Sábado, 20 Abril

«The Zero Theorem» (O Teorema Zero) por Duarte Mata

 

Terry Gilliam voltou à ficção científica neste filme ao que o próprio chamou o último de um “tríptico Orwelliano”, iniciado com Brasil – O Outro Lado do Sonho (ao fim de quase 30 anos, ainda o seu melhor filme) e seguido pelo mais célebre 12 Macacos. E, apesar de apresentar fortes semelhanças com estes dois (tanto em estilo, como conteúdo), não chega a ter metade do carisma, da emoção ou do interesse de qualquer um deles fazendo-o, não só o mais fraco da trilogia, como, muito possivelmente (e aqui metemos as mãos no fogo), o pior Gilliam de sempre.

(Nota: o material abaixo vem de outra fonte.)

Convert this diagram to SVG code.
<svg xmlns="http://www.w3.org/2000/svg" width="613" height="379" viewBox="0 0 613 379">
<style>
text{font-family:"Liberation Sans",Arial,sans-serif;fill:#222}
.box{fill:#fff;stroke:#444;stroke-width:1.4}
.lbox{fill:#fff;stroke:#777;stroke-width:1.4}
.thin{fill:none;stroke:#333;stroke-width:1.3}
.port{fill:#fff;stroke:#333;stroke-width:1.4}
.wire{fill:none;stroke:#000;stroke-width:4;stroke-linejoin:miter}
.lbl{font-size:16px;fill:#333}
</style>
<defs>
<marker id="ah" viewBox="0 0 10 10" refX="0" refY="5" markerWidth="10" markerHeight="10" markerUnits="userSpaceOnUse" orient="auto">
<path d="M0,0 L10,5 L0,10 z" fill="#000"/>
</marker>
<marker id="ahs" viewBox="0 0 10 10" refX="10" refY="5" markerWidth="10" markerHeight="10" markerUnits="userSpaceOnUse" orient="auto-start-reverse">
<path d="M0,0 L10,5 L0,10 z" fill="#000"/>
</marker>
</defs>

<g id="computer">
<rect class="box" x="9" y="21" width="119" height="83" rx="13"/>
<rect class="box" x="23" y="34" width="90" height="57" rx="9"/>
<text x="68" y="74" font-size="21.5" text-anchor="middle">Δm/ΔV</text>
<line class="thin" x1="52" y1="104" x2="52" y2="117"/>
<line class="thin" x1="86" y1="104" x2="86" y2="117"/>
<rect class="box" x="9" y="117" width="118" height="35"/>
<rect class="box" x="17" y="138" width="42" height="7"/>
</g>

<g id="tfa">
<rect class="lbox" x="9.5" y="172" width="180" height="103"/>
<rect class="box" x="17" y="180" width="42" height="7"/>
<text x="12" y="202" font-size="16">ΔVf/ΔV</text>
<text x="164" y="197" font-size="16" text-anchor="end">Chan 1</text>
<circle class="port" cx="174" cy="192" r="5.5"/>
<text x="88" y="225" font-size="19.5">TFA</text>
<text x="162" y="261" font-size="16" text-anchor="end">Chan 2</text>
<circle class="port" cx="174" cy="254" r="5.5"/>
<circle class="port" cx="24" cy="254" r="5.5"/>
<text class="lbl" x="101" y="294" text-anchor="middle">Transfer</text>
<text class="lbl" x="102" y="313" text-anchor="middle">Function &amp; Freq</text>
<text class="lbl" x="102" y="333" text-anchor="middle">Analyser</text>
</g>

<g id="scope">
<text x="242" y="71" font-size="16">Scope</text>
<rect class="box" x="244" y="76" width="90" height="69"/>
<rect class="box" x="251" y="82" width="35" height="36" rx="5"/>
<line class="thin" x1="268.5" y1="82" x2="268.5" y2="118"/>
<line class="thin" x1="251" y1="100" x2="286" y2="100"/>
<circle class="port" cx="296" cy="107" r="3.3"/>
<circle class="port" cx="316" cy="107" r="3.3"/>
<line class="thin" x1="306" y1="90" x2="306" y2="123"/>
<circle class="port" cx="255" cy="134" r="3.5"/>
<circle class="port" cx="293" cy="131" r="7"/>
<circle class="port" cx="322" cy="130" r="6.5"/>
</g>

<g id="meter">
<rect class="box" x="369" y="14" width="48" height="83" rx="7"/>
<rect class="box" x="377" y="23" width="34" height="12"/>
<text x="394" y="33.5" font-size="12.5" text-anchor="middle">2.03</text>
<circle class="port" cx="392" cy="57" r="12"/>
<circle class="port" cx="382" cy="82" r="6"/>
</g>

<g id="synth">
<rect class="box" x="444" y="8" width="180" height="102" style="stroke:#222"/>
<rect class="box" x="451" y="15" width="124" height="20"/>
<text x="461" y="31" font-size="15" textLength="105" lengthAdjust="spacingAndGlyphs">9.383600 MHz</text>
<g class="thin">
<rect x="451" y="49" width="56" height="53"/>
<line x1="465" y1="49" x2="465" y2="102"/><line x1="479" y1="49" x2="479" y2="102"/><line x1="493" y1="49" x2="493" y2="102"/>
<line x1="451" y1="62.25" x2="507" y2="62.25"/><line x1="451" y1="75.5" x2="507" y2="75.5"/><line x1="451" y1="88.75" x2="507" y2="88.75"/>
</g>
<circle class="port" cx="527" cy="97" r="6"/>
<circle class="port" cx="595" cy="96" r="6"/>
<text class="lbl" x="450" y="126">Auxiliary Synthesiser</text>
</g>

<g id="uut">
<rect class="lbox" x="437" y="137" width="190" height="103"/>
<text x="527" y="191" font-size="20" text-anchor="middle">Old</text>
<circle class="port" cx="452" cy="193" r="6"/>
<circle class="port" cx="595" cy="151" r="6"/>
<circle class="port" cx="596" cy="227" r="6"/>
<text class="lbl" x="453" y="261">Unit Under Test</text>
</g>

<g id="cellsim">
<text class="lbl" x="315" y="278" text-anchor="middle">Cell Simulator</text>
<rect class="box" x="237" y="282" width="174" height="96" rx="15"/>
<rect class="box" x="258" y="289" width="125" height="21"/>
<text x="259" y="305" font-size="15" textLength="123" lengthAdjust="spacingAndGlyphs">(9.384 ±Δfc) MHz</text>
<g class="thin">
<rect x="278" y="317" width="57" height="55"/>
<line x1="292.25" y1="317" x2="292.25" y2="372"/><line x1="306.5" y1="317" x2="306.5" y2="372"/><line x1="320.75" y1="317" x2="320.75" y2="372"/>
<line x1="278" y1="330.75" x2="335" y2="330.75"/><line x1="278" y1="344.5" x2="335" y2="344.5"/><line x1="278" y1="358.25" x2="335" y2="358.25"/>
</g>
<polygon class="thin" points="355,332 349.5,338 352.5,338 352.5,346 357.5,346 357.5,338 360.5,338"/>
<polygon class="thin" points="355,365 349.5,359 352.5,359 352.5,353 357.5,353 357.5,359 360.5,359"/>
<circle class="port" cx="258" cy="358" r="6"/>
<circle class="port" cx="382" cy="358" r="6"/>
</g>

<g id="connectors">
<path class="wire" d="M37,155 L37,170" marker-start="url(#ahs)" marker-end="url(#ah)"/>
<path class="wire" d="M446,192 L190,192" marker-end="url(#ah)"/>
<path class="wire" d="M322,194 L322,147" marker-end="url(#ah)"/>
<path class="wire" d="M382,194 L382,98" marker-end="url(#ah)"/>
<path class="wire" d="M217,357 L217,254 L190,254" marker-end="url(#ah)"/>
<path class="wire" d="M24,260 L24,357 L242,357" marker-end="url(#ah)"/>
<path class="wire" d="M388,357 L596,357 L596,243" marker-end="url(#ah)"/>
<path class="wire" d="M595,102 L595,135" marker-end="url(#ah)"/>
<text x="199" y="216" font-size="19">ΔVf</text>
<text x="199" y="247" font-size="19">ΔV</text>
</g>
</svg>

Qohen Leth (um Christopher Waltz em overacting aqui e ali, tão careca quanto os glúteos com os quais o filme insiste em começar e terminar) é um hacker sorumbático, que passa a sua angustiada existência num ir e vir entre uma igreja (o seu lar, uma das poucas metáforas notáveis do filme, tendo em conta o seu tema) e o emprego, esperando, ansioso, uma chamada difusa que lhe dirá o sentido da sua vida. Tenta obter autorização da empresa para trabalhar em casa a qual, finalmente, lhe é concedida, juntamente com uma proposta: a comprovação do Teorema Zero (apresentado num software, estilo jogo de computador), o qual pretende demonstrar a validade teórica do Big Crunch e, com ele, a futilidade de qualquer conjetura religiosa ou filosófica que justifique o propósito da vida.

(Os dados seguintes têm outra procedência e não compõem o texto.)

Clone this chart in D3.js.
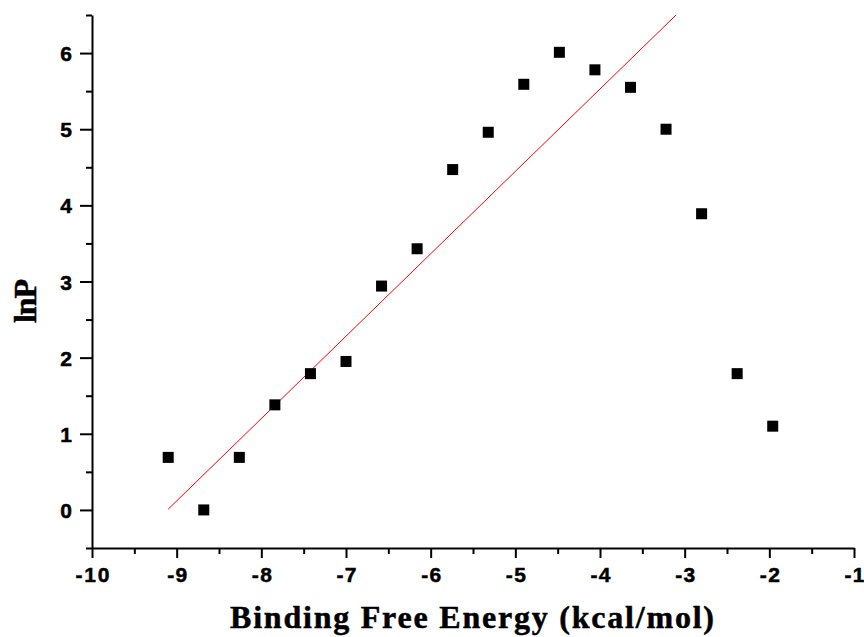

Ora, não culpamos o cineasta por todos os defeitos deste filme. O principal está no argumento do estreante Pat Rushin, cheio de clichés (o interesse amoroso por uma prostituta com o coração de ouro, o génio informático filho de um magnata que não tinha tempo para ele, o que levou o primeiro a refugiar-se num mundo de tecnologia, etc.) e elaborado numa estrutura altamente formal e vendável, com diálogos facilmente esquecíveis e que existem apenas para justificar a hora e meia que se compromete a preencher. Mas percebe-se a razão da atração que o mesmo despertou no realizador: a sociedade distópica disfuncional, feita de câmaras, materialismos e paranóias; a necessidade de refúgio em sonhos e na beleza do sexo feminino; um protagonista exausto e desenquadrado com o meio cosmopolita em que foi inserido. Encontram-se todos estes tópicos na carreira de Gilliam e não apenas nos seus filmes sci-fi. Nem sequer a procura do propósito da existência humana é novidade na carreira deste realizador – O Rei Pescador e Delírio em Las Vegas, prévios esforços do cineasta, foram melhor sucedidos, sem precisarem de metade do alarido que este contém.

Mas o que falha neste filme é um protagonista desinteressante e com o qual não é permitido empatia (por maior que seja o número de grandes planos concedidos e de lágrimas forçadas), bem como a capacidade de convencer a audiência de que a película vai levar a algum lado. O próprio enredo amoroso tem mais de degradante que de romântico. Somos levados numa xaropada moralista que não se atreve a ser encarada frontalmente (subentenda-se, não é dito “o sentido da vida é…”, mas antes “o sentido da vida não é…”). O enredo é francamente pretensioso e tenta responder ao mais antigo enigma filosófico da história da humanidade pela matemática. Nunca consegue ser convincente, muito menos quando o resultado é tomado a priori como nulo e que, muito possivelmente, deixa implícito que a resposta está no amor. Maior previsibilidade seria impossível.

Sobre o elenco, de Matt Damon (apático como nunca o vimos, a representar o patrão de Qohen) a David Thewlis (no papel de supervisor), passando pela própria Tilda Swinton (uma psicóloga “interativa”), este é maioritariamente desaproveitado e colocado apenas para fins comerciais. Tudo isto recai sobre os ombros de Gilliam que, por maior que seja o esplendor visual que conceda ao filme (os primeiros 20 minutos nas ruas de uma Londres futurista são um verdadeiro regalo, despertando a nostalgia de Brasil), está desde Tideland – O Mundo ao Contrário a expor cada vez mais as fragilidades do seu cinema, num crescendo artificial, exibido numa mise-en-scène que passa despercebida, em ângulos obtusos e exaustivos.

O melhor: O aspecto visual reminiscente de Brasil, principalmente nos primeiros vinte minutos.
O pior: O argumento que não consegue dar a dimensão que pretende às personagens.